What you have to do
Repeat verbatim the lines from the one containing "Output the LaTeX" to the one containing "(0,0) rectangle (739,441);", ends included, minus any pictures.

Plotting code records
■ ■ ■ ■

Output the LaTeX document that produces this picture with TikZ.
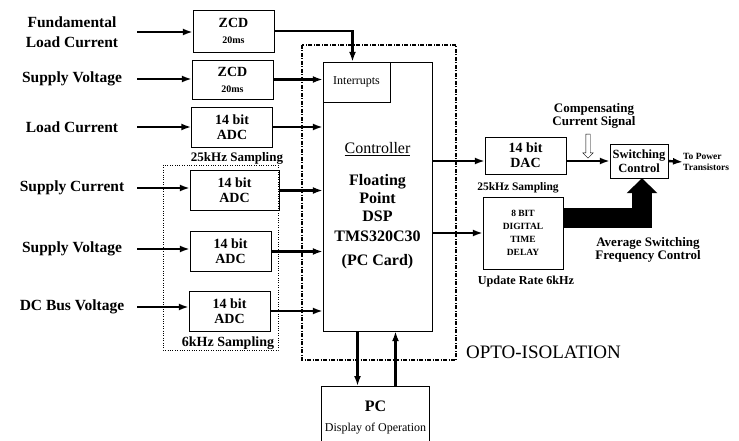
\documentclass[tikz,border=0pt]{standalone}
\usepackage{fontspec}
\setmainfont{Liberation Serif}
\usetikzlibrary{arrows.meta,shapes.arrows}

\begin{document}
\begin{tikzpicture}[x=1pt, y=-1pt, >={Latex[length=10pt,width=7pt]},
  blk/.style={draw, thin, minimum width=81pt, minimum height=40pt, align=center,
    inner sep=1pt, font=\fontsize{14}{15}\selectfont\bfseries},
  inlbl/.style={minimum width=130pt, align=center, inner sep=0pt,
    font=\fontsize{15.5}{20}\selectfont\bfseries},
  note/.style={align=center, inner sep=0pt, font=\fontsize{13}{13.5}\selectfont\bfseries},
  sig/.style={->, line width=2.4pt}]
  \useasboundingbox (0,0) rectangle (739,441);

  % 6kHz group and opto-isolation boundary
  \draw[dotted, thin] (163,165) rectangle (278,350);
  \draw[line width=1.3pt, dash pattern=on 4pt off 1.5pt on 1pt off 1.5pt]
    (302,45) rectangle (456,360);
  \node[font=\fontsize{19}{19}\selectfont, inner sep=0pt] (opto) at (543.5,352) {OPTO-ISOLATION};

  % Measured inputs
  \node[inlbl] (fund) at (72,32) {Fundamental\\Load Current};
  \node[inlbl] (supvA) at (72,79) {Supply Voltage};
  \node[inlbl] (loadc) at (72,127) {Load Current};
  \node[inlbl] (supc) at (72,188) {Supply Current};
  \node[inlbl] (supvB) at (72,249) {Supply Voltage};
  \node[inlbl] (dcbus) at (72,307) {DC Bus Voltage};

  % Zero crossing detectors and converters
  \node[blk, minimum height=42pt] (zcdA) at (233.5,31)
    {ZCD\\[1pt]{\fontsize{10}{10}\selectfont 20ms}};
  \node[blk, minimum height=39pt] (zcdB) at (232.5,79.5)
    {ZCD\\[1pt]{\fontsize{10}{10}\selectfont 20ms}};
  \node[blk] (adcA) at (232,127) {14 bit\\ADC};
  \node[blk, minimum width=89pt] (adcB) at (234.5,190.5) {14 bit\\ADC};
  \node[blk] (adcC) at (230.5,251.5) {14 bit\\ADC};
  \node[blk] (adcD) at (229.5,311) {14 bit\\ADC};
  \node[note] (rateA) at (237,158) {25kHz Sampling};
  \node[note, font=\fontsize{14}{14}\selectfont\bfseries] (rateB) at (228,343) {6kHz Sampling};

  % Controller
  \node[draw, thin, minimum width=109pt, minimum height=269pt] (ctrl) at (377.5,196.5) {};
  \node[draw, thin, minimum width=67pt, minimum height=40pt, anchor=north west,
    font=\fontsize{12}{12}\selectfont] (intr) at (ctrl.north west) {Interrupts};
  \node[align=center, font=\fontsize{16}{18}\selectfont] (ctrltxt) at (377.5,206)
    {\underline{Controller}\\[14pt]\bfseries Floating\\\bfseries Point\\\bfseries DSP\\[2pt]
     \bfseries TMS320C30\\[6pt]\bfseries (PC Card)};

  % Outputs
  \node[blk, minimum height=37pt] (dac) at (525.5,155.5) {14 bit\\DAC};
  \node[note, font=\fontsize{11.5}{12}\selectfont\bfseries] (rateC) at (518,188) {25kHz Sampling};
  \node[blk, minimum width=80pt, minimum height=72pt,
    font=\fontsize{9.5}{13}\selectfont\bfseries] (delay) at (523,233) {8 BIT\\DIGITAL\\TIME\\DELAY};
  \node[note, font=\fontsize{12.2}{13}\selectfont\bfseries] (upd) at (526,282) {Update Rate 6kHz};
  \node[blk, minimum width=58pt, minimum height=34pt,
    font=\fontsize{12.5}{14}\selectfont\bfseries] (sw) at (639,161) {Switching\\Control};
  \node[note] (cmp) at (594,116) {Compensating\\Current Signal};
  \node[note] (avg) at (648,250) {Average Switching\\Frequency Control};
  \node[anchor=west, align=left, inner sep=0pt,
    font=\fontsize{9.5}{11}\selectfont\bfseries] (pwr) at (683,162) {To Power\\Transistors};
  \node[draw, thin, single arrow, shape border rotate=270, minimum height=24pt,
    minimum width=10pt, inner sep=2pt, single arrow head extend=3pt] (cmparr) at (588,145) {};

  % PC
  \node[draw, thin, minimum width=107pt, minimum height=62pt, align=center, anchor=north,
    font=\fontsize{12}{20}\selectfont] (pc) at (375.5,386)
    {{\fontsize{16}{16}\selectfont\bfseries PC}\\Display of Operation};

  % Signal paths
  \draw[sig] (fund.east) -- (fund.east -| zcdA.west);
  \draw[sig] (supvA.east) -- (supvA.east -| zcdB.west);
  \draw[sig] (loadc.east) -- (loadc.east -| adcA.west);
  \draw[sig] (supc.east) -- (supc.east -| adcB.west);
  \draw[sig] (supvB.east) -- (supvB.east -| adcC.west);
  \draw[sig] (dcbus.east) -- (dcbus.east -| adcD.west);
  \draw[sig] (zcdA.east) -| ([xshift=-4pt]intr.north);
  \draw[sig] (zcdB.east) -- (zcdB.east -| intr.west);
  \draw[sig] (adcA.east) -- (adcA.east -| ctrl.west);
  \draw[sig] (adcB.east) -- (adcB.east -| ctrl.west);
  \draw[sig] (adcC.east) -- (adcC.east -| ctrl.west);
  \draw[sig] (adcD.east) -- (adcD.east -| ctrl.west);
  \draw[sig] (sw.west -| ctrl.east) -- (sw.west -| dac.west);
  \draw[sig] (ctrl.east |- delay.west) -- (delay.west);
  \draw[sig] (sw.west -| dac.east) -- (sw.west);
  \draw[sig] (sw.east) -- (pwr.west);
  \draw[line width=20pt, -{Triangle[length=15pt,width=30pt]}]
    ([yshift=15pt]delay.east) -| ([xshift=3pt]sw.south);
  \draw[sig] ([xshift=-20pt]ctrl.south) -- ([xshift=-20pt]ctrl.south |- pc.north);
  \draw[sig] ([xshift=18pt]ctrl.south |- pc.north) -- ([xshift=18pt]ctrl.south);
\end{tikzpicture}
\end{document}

■ ■ ■ ■

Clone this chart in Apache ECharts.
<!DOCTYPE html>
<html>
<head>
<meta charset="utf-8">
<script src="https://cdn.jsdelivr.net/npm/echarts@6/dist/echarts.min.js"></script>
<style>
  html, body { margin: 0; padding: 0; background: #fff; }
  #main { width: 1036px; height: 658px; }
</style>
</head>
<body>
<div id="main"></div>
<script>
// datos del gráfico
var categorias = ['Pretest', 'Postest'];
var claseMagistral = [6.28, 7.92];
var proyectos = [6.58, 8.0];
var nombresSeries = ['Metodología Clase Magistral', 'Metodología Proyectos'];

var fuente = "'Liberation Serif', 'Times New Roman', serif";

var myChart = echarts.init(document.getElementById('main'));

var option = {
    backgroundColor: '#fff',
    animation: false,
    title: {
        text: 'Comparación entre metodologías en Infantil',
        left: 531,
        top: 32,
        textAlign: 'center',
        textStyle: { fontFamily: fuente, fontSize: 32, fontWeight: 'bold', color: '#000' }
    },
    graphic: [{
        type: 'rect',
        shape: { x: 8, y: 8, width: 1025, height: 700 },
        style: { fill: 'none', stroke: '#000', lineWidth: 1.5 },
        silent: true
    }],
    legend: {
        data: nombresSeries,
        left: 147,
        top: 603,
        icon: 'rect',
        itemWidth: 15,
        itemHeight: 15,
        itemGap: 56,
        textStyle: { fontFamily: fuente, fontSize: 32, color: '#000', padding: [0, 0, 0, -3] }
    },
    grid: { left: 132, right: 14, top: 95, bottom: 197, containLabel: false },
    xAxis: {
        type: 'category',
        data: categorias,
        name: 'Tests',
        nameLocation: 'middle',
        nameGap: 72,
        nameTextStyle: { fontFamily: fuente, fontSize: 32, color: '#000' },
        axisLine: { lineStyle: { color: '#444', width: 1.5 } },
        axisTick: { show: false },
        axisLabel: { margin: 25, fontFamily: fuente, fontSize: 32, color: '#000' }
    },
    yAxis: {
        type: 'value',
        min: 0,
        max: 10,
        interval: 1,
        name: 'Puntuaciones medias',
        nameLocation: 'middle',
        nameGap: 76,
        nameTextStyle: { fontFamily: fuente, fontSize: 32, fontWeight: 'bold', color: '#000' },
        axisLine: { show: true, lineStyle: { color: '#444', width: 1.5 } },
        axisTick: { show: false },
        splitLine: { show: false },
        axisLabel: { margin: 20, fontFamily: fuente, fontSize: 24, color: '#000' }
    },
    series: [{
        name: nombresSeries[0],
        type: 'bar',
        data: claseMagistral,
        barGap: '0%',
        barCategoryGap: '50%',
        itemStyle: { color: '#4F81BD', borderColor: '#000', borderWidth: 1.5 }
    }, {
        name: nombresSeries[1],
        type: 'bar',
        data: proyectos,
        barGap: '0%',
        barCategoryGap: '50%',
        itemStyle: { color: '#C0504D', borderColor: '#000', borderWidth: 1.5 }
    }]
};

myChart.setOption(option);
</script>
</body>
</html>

■ ■ ■ ■

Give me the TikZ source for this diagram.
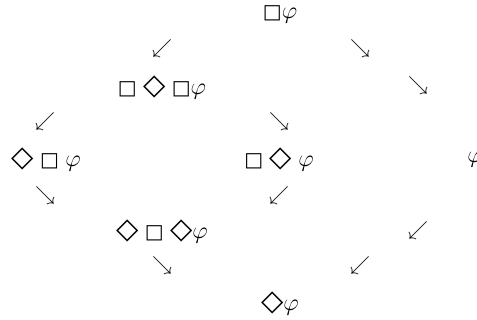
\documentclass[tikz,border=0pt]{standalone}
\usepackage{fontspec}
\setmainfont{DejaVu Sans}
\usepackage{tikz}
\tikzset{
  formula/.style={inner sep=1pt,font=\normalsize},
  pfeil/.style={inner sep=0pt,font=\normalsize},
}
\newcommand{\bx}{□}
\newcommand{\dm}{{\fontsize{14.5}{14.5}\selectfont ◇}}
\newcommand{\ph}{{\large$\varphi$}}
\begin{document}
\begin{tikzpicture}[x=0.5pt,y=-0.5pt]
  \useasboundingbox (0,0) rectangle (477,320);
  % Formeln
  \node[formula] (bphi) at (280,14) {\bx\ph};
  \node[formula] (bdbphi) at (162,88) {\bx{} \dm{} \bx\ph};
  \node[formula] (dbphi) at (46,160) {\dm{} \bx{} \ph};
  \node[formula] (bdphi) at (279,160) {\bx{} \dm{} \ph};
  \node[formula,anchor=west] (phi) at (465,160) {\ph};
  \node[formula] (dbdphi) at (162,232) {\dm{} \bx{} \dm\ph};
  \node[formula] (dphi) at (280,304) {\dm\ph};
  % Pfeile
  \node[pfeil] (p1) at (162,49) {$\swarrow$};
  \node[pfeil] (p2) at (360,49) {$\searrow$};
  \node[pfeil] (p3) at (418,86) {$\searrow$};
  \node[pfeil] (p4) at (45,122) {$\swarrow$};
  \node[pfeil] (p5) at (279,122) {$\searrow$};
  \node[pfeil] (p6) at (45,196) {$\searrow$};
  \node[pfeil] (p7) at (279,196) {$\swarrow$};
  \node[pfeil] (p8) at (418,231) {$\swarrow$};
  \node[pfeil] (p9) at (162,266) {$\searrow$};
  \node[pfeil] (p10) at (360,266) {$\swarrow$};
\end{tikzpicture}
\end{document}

■ ■ ■ ■

Solution to the problem
Output the LaTeX document that produces this picture with TikZ.
\documentclass[tikz,border=0pt]{standalone}
\usepackage{fontspec}
\setmainfont{Liberation Serif}
\usetikzlibrary{arrows.meta,shapes.arrows}

\begin{document}
\begin{tikzpicture}[x=1pt, y=-1pt, >={Latex[length=10pt,width=7pt]},
  blk/.style={draw, thin, minimum width=81pt, minimum height=40pt, align=center,
    inner sep=1pt, font=\fontsize{14}{15}\selectfont\bfseries},
  inlbl/.style={minimum width=130pt, align=center, inner sep=0pt,
    font=\fontsize{15.5}{20}\selectfont\bfseries},
  note/.style={align=center, inner sep=0pt, font=\fontsize{13}{13.5}\selectfont\bfseries},
  sig/.style={->, line width=2.4pt}]
  \useasboundingbox (0,0) rectangle (739,441);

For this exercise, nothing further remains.